In autunno, provo ad immaginare, i rossi cupi, l’arancione e il giallo, che cromaticamente prevalgono, andranno ad armonizzarsi con l’arrossare delle viti, con l’ingiallire delle chiome, confondendosi con il paesaggio circostante, via via illuminandolo fino all’arrivo dell’inverno, dove sarà nuovamente unica protagonista nella natura spoglia, alla quale opporrà serenamente il suo sorriso immutato e fermo nel tempo, che la caratterizza fin dal titolo, appunto : A cheerful person.
Qui, nel vento e nel verde, avvolti dai colori di questa chiesetta campestre che sembra sfidare i
detrattori con infantile serenità e fermezza, ci fermiamo a guardare il paesaggio prima di
prendere la strada del ritorno. Anche se a onor del vero ancora un po’ di tempo ai dintorni lo si potrebbe dedicare.

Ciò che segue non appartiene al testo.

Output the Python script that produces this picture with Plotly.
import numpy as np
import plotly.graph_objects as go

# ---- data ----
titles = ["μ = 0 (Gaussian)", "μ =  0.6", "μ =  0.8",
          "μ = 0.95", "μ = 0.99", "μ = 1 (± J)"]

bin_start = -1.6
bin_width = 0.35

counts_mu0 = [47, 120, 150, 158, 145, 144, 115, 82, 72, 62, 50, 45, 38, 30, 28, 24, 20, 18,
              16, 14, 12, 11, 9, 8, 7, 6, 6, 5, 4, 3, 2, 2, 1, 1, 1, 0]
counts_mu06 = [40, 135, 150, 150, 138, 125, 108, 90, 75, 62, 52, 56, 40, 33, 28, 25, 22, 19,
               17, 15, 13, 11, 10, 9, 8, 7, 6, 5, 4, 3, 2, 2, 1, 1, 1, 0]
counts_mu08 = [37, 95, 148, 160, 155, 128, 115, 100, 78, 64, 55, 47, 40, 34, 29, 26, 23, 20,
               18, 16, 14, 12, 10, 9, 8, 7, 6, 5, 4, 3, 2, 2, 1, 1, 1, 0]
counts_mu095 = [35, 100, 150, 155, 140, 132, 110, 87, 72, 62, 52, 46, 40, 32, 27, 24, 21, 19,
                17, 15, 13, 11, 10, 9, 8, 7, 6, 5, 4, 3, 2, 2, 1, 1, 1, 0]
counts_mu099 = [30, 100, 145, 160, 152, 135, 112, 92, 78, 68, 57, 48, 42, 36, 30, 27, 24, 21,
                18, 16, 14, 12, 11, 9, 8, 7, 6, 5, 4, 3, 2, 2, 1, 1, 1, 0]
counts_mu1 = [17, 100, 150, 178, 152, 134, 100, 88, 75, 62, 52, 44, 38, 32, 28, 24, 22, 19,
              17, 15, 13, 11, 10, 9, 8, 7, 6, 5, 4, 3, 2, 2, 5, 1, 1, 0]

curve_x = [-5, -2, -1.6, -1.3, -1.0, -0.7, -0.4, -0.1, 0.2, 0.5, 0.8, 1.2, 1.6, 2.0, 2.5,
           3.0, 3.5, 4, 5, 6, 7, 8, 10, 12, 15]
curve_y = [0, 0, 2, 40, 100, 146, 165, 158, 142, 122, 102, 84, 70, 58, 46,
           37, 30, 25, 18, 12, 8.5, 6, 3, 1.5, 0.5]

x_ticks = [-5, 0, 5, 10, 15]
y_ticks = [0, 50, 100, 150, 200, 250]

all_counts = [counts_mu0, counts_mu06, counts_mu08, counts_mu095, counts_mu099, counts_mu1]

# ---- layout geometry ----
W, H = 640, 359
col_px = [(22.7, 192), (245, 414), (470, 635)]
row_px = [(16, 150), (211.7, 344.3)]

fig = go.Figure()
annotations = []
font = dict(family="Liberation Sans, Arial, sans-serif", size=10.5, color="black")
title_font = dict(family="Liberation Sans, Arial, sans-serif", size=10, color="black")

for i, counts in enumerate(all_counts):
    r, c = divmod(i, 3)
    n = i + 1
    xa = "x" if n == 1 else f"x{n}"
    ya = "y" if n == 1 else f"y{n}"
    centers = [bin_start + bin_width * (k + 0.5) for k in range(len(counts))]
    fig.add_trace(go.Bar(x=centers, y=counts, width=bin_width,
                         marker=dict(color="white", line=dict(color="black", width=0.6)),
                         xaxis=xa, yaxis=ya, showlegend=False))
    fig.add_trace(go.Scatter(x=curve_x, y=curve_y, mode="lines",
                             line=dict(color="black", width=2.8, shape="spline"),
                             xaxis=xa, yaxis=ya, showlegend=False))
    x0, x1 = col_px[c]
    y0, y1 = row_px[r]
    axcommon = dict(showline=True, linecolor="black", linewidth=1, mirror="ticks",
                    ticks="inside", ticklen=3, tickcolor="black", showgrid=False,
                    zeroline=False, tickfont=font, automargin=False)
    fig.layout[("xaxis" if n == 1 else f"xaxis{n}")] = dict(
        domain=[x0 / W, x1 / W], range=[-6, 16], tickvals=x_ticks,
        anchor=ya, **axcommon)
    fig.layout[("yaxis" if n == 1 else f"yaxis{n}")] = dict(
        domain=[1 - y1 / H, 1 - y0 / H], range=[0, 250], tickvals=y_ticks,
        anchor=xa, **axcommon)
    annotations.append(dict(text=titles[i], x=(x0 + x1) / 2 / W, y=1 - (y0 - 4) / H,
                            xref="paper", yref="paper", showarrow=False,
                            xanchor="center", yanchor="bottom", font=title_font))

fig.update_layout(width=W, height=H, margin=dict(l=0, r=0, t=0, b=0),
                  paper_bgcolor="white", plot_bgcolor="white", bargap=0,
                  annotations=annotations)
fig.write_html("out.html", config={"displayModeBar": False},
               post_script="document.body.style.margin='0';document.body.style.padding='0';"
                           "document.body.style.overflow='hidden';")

Altre curiosità da scoprire.
Ad esempio, in posizione panoramica poco fuori dal paese, si potrebbe raggiungere la chiesa di San Vittore, isolata nel silenzio del bosco e dedicata al martire soldato della Legione Tebea. L’edificio è interamente in pietra, ad aula unica, e presenta un profondo portico sotto il quale, in una nicchia, è conservata una antichissima statua in pietra.

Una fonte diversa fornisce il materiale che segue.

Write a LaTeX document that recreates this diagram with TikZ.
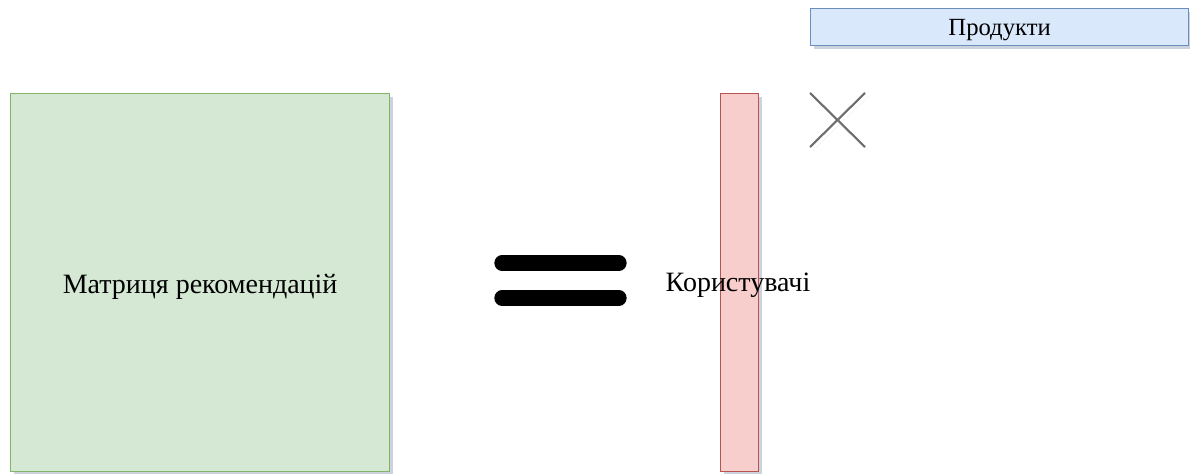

Gli amanti delle passeggiate avrebbero occasione di percorrere i sentieri tutto intorno, dove lasciarsi sorprendere da grandi statue raffiguranti persone ed animali, realizzati in cemento dall’inventiva dell’impresario edile in pensione Pietro Nicala, alcune delle quali si
possono già incontrare lungo le vie del paese. Oppure, per i sempre più numerosi appassionati, andare alla ricerca della big bench bianca e blu, installata a Montabone nel 2020, esattamente dieci anni dopo la prima, posizionata a Clavesana dall’ideatore, il designer Chris Bangle, nel 2010.
Prima di lasciare Montabone, un ultimo istinto ci spinge a osservare meglio in un punto poco distante. Come a salutarci prima di andare via, dalle inferriate della chiesa di San Sebastiano, fa capolino una statua, che ci guarda consumata dal tempo, quasi un invito silenzioso a dare uno sguardo all’interno un po’ diroccato nel quale sembra dimorare suo malgrado. Chissà quale sarà la storia che sembra voler raccontare? Forse, un giorno, la scopriremo.